Selon le secrétaire Catalan à l'Immigration, Oriol Amoros, Les financements destinés aux politiques d'intégration se trouvent "menacés" en Espagne après la décision du Conseil des ministres espagnol de réduire de 30 pc les Fonds d'aide aux Communautés autonomes dans cette rubrique.

"Ce serait une erreur de changer le mode de financement des politiques d'immigration car la grande majorité des immigrés resteront en Espagne en dépit de la crise", affirme M. Oriol Amoros, en soulignant que " si l'arrivée de nouveaux immigrés a baissé drastiquement, le retour vers les pays d'origine n'a pas augmenté de façon significative".

Créés en 2005, les Fonds d'aide à l'accueil et à l'intégration des immigrés sont considérés comme un élément prioritaire de la politique d'intégration des immigrés, développée jusqu'à récemment par Madrid en tant qu'instrument de coopération entre les différentes régions autonomes du pays.
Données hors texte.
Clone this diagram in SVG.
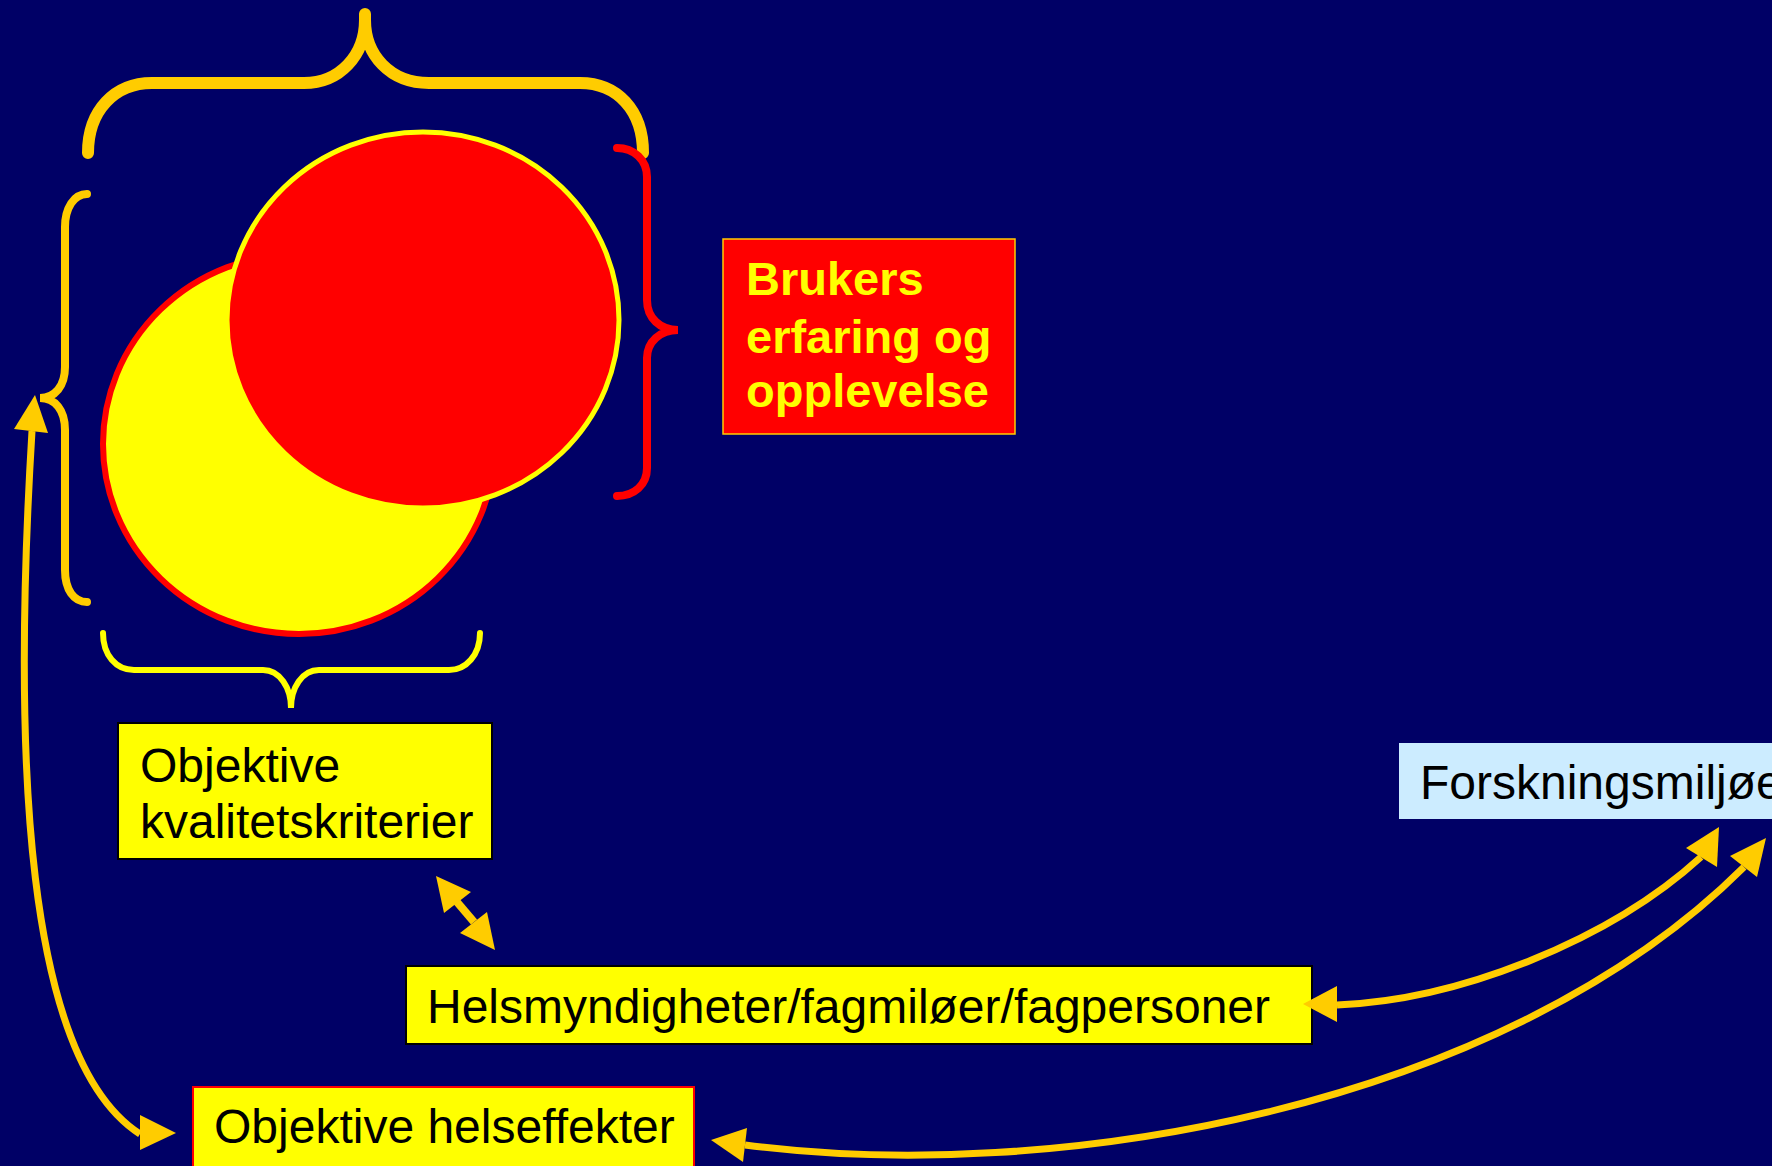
<svg xmlns="http://www.w3.org/2000/svg" width="1772" height="1166" viewBox="0 0 1772 1166">
<style>
.bg{fill:#000066}
.t{font-family:"Liberation Sans",Arial,sans-serif;font-size:48px;fill:#000}
.tb{font-family:"Liberation Sans",Arial,sans-serif;font-size:47px;font-weight:bold;fill:#FFFF00}
.line{fill:none;stroke:#FFCC00;stroke-width:7}
.head{fill:#FFCC00}
.brace{fill:none;stroke-linecap:round}
</style>
<rect class="bg" x="0" y="0" width="1772" height="1166"/>
<g id="circles">
<ellipse cx="299" cy="444" rx="196" ry="190" fill="#FFFF00" stroke="#FF0000" stroke-width="6"/>
<ellipse cx="423" cy="320" rx="196" ry="188" fill="#FF0000" stroke="#FFFF00" stroke-width="5"/>
</g>
<g id="brace-top">
<path class="brace" stroke="#FFCC00" stroke-width="12" stroke-linecap="butt" d="M88,153 C88,110 115,83 152,83 L304,83 C340,83 365,55 365,20 L365,14 M365,20 C365,55 390,83 429,83 L580,83 C617,83 643,110 643,153"/>
</g>
<g id="brace-left">
<path class="brace" stroke="#FFCC00" stroke-width="8" d="M87,194 C74,194 65,208 65,227 L65,367 C65,386 55,398 40,398 C55,398 65,410 65,430 L65,570 C65,590 74,602 87,602"/>
</g>
<g id="brace-right">
<path class="brace" stroke="#FF0000" stroke-width="8" d="M617,148 C634,148 647,160 647,177 L647,300 C647,318 660,330 678,330 C660,330 647,342 647,358 L647,468 C647,485 634,496 617,496"/>
</g>
<g id="brace-bottom">
<path class="brace" stroke="#FFFF00" stroke-width="6" d="M103,633 C103,655 116,670 134,670 L263,670 C280,670 291,688 291,708 C291,688 302,670 319,670 L449,670 C466,670 480,655 480,633"/>
</g>
<g id="node-brukers">
<rect x="723" y="239" width="292" height="195" fill="#FF0000" stroke="#FFCC00" stroke-width="1.5"/>
<text class="tb" x="746" y="295">Brukers</text>
<text class="tb" x="746" y="353">erfaring og</text>
<text class="tb" x="746" y="407">opplevelse</text>
</g>
<g id="node-kvalitet">
<rect x="118" y="723" width="374" height="136" fill="#FFFF00" stroke="#000" stroke-width="2"/>
<text class="t" x="140" y="782">Objektive</text>
<text class="t" x="140" y="838">kvalitetskriterier</text>
</g>
<g id="node-helsmyndigheter">
<rect x="406" y="966" width="906" height="78" fill="#FFFF00" stroke="#000" stroke-width="2"/>
<text class="t" x="427" y="1023">Helsmyndigheter/fagmiløer/fagpersoner</text>
</g>
<g id="node-helseffekter">
<rect x="193" y="1087" width="501" height="80" fill="#FFFF00" stroke="#FF0000" stroke-width="2"/>
<text class="t" x="214" y="1143">Objektive helseffekter</text>
</g>
<g id="node-forskning">
<rect x="1399" y="743" width="380" height="76" fill="#CCECFF"/>
<text class="t" x="1420" y="799">Forskningsmiljøer</text>
</g>
<g id="connectors">
<path class="line" d="M32,431 C12,760 25,1060 140,1134"/>
<polygon class="head" points="35,395 14,429 48,433"/>
<polygon class="head" points="176,1133 140,1115 140,1150"/>
<path class="line" style="stroke-width:8" d="M457,902 L474,922"/>
<polygon class="head" points="436,876 444,913 471,892"/>
<polygon class="head" points="495,950 460,933 487,912"/>
<path class="line" d="M1337,1005 C1460,1000 1610,940 1701,857"/>
<polygon class="head" points="1303,1004 1337,986 1337,1022"/>
<polygon class="head" points="1719,827 1686,848 1717,867"/>
<path class="line" d="M745,1145 C1050,1185 1500,1110 1744,867"/>
<polygon class="head" points="711,1140 747,1128 743,1162"/>
<polygon class="head" points="1766,838 1730,856 1757,877"/>
</g>
</svg>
La moitié des ces Fonds est destinée aux programmes d'accueil et d'intégration des immigrés. Quant à l'autre moitié, elle est consacrée au financement de l'effort d'éducation que fournissent les Communautés Autonomes pour l'intégration des enfants d'immigrés dans le système scolaire espagnol.

"On ne peut pas réduire ces aides, surtout en ce moment où la cohésion sociale se trouve en situation de tension en raison de l'actuelle crise économique", a averti le responsable catalan, soulignant que les Fonds d'aide aux communautés autonomes sont destinés en premier lieu à favoriser la cohabitation entre immigrés et autochtones.